-- start DATA EXTRACT --

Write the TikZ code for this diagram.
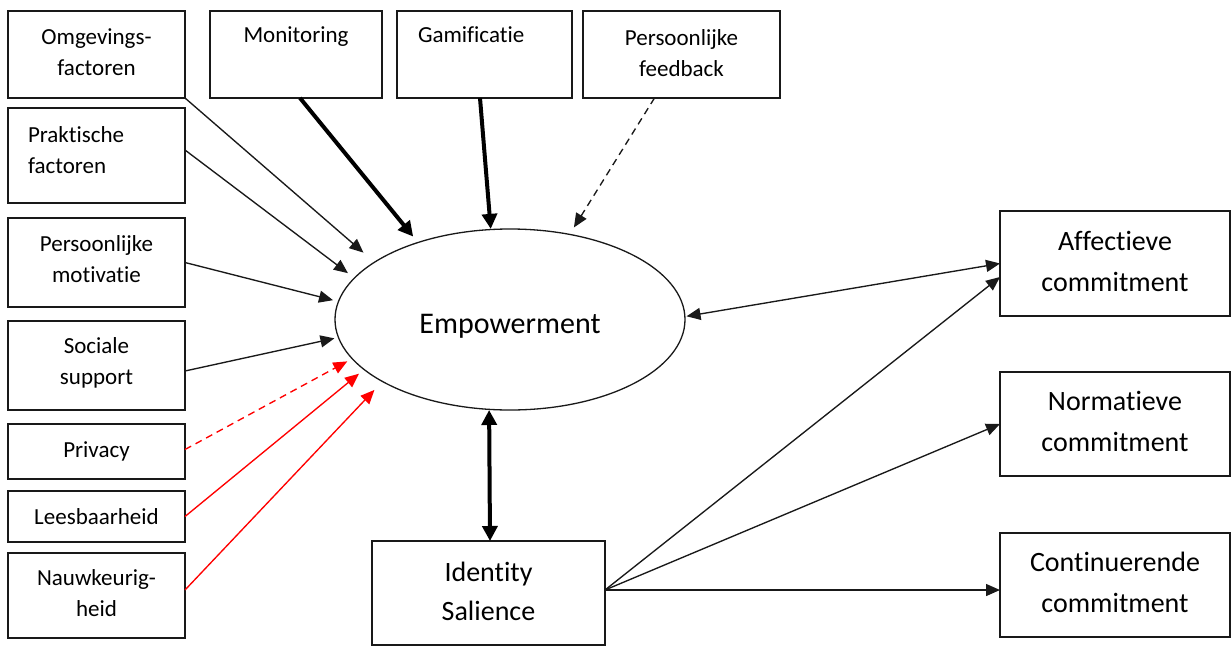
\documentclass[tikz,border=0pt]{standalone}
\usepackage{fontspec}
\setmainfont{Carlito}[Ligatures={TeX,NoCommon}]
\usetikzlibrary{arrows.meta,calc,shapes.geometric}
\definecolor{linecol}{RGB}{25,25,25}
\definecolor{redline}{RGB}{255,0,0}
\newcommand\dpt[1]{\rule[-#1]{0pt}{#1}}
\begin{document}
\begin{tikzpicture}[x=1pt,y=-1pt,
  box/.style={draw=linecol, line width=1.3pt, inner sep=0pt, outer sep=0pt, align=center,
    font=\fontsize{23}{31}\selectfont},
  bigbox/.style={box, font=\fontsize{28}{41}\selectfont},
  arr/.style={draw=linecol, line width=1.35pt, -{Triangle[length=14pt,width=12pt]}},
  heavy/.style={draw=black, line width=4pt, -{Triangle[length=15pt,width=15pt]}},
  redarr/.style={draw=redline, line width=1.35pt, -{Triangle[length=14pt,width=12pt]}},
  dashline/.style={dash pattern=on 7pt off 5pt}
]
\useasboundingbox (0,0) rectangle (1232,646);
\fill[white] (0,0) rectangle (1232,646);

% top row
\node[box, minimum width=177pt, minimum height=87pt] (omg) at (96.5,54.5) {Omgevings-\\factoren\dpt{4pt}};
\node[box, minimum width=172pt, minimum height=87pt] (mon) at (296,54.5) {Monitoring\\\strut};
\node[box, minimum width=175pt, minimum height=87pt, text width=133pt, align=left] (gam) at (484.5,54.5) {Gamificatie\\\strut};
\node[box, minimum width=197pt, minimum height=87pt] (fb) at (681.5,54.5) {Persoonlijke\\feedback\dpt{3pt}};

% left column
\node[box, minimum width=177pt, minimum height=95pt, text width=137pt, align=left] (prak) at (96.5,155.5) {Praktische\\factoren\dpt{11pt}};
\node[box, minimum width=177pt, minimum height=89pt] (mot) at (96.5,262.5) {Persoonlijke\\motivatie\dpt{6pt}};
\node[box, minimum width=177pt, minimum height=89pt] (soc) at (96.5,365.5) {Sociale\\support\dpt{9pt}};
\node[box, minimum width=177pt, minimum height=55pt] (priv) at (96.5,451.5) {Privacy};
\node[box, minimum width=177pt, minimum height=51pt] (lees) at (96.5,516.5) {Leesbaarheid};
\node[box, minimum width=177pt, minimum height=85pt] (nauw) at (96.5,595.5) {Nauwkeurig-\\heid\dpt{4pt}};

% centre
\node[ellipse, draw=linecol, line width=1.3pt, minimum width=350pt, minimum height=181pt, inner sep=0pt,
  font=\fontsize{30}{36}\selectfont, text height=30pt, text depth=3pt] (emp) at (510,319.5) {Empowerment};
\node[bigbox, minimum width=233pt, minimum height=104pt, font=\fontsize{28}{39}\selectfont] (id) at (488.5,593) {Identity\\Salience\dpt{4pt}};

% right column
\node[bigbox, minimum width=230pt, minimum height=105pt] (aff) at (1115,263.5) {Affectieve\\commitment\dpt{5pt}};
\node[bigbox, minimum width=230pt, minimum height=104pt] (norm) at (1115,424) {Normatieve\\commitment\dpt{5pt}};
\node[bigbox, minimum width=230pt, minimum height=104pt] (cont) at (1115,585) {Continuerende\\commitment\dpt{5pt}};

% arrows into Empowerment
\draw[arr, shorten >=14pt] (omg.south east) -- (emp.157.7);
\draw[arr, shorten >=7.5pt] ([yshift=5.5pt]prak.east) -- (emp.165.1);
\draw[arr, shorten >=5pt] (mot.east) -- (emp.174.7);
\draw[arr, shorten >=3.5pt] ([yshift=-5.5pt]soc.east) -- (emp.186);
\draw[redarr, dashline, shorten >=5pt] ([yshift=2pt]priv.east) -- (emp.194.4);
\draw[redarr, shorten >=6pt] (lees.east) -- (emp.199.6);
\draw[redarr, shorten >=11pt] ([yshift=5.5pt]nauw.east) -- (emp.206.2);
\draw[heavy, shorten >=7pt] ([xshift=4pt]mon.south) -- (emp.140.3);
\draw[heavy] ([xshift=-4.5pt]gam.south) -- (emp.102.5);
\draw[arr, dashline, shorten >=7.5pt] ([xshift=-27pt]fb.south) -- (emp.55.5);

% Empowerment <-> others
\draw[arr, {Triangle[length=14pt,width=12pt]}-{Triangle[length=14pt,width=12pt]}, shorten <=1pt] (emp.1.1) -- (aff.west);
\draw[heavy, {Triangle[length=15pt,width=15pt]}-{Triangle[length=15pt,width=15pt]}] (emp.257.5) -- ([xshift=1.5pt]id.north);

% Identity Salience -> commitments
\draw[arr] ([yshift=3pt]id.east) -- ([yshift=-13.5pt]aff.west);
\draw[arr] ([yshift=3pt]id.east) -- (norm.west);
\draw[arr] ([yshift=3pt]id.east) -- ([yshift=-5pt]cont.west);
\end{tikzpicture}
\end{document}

-- end DATA EXTRACT --

_DIRECTIONS FOR THIS TASK_:
Give the data above again in full and unchanged, skipping the pictures.

_EXERCISE SOLUTION_:
Write the TikZ code for this diagram.
\documentclass[tikz,border=0pt]{standalone}
\usepackage{fontspec}
\setmainfont{Carlito}[Ligatures={TeX,NoCommon}]
\usetikzlibrary{arrows.meta,calc,shapes.geometric}
\definecolor{linecol}{RGB}{25,25,25}
\definecolor{redline}{RGB}{255,0,0}
\newcommand\dpt[1]{\rule[-#1]{0pt}{#1}}
\begin{document}
\begin{tikzpicture}[x=1pt,y=-1pt,
  box/.style={draw=linecol, line width=1.3pt, inner sep=0pt, outer sep=0pt, align=center,
    font=\fontsize{23}{31}\selectfont},
  bigbox/.style={box, font=\fontsize{28}{41}\selectfont},
  arr/.style={draw=linecol, line width=1.35pt, -{Triangle[length=14pt,width=12pt]}},
  heavy/.style={draw=black, line width=4pt, -{Triangle[length=15pt,width=15pt]}},
  redarr/.style={draw=redline, line width=1.35pt, -{Triangle[length=14pt,width=12pt]}},
  dashline/.style={dash pattern=on 7pt off 5pt}
]
\useasboundingbox (0,0) rectangle (1232,646);
\fill[white] (0,0) rectangle (1232,646);

% top row
\node[box, minimum width=177pt, minimum height=87pt] (omg) at (96.5,54.5) {Omgevings-\\factoren\dpt{4pt}};
\node[box, minimum width=172pt, minimum height=87pt] (mon) at (296,54.5) {Monitoring\\\strut};
\node[box, minimum width=175pt, minimum height=87pt, text width=133pt, align=left] (gam) at (484.5,54.5) {Gamificatie\\\strut};
\node[box, minimum width=197pt, minimum height=87pt] (fb) at (681.5,54.5) {Persoonlijke\\feedback\dpt{3pt}};

% left column
\node[box, minimum width=177pt, minimum height=95pt, text width=137pt, align=left] (prak) at (96.5,155.5) {Praktische\\factoren\dpt{11pt}};
\node[box, minimum width=177pt, minimum height=89pt] (mot) at (96.5,262.5) {Persoonlijke\\motivatie\dpt{6pt}};
\node[box, minimum width=177pt, minimum height=89pt] (soc) at (96.5,365.5) {Sociale\\support\dpt{9pt}};
\node[box, minimum width=177pt, minimum height=55pt] (priv) at (96.5,451.5) {Privacy};
\node[box, minimum width=177pt, minimum height=51pt] (lees) at (96.5,516.5) {Leesbaarheid};
\node[box, minimum width=177pt, minimum height=85pt] (nauw) at (96.5,595.5) {Nauwkeurig-\\heid\dpt{4pt}};

% centre
\node[ellipse, draw=linecol, line width=1.3pt, minimum width=350pt, minimum height=181pt, inner sep=0pt,
  font=\fontsize{30}{36}\selectfont, text height=30pt, text depth=3pt] (emp) at (510,319.5) {Empowerment};
\node[bigbox, minimum width=233pt, minimum height=104pt, font=\fontsize{28}{39}\selectfont] (id) at (488.5,593) {Identity\\Salience\dpt{4pt}};

% right column
\node[bigbox, minimum width=230pt, minimum height=105pt] (aff) at (1115,263.5) {Affectieve\\commitment\dpt{5pt}};
\node[bigbox, minimum width=230pt, minimum height=104pt] (norm) at (1115,424) {Normatieve\\commitment\dpt{5pt}};
\node[bigbox, minimum width=230pt, minimum height=104pt] (cont) at (1115,585) {Continuerende\\commitment\dpt{5pt}};

% arrows into Empowerment
\draw[arr, shorten >=14pt] (omg.south east) -- (emp.157.7);
\draw[arr, shorten >=7.5pt] ([yshift=5.5pt]prak.east) -- (emp.165.1);
\draw[arr, shorten >=5pt] (mot.east) -- (emp.174.7);
\draw[arr, shorten >=3.5pt] ([yshift=-5.5pt]soc.east) -- (emp.186);
\draw[redarr, dashline, shorten >=5pt] ([yshift=2pt]priv.east) -- (emp.194.4);
\draw[redarr, shorten >=6pt] (lees.east) -- (emp.199.6);
\draw[redarr, shorten >=11pt] ([yshift=5.5pt]nauw.east) -- (emp.206.2);
\draw[heavy, shorten >=7pt] ([xshift=4pt]mon.south) -- (emp.140.3);
\draw[heavy] ([xshift=-4.5pt]gam.south) -- (emp.102.5);
\draw[arr, dashline, shorten >=7.5pt] ([xshift=-27pt]fb.south) -- (emp.55.5);

% Empowerment <-> others
\draw[arr, {Triangle[length=14pt,width=12pt]}-{Triangle[length=14pt,width=12pt]}, shorten <=1pt] (emp.1.1) -- (aff.west);
\draw[heavy, {Triangle[length=15pt,width=15pt]}-{Triangle[length=15pt,width=15pt]}] (emp.257.5) -- ([xshift=1.5pt]id.north);

% Identity Salience -> commitments
\draw[arr] ([yshift=3pt]id.east) -- ([yshift=-13.5pt]aff.west);
\draw[arr] ([yshift=3pt]id.east) -- (norm.west);
\draw[arr] ([yshift=3pt]id.east) -- ([yshift=-5pt]cont.west);
\end{tikzpicture}
\end{document}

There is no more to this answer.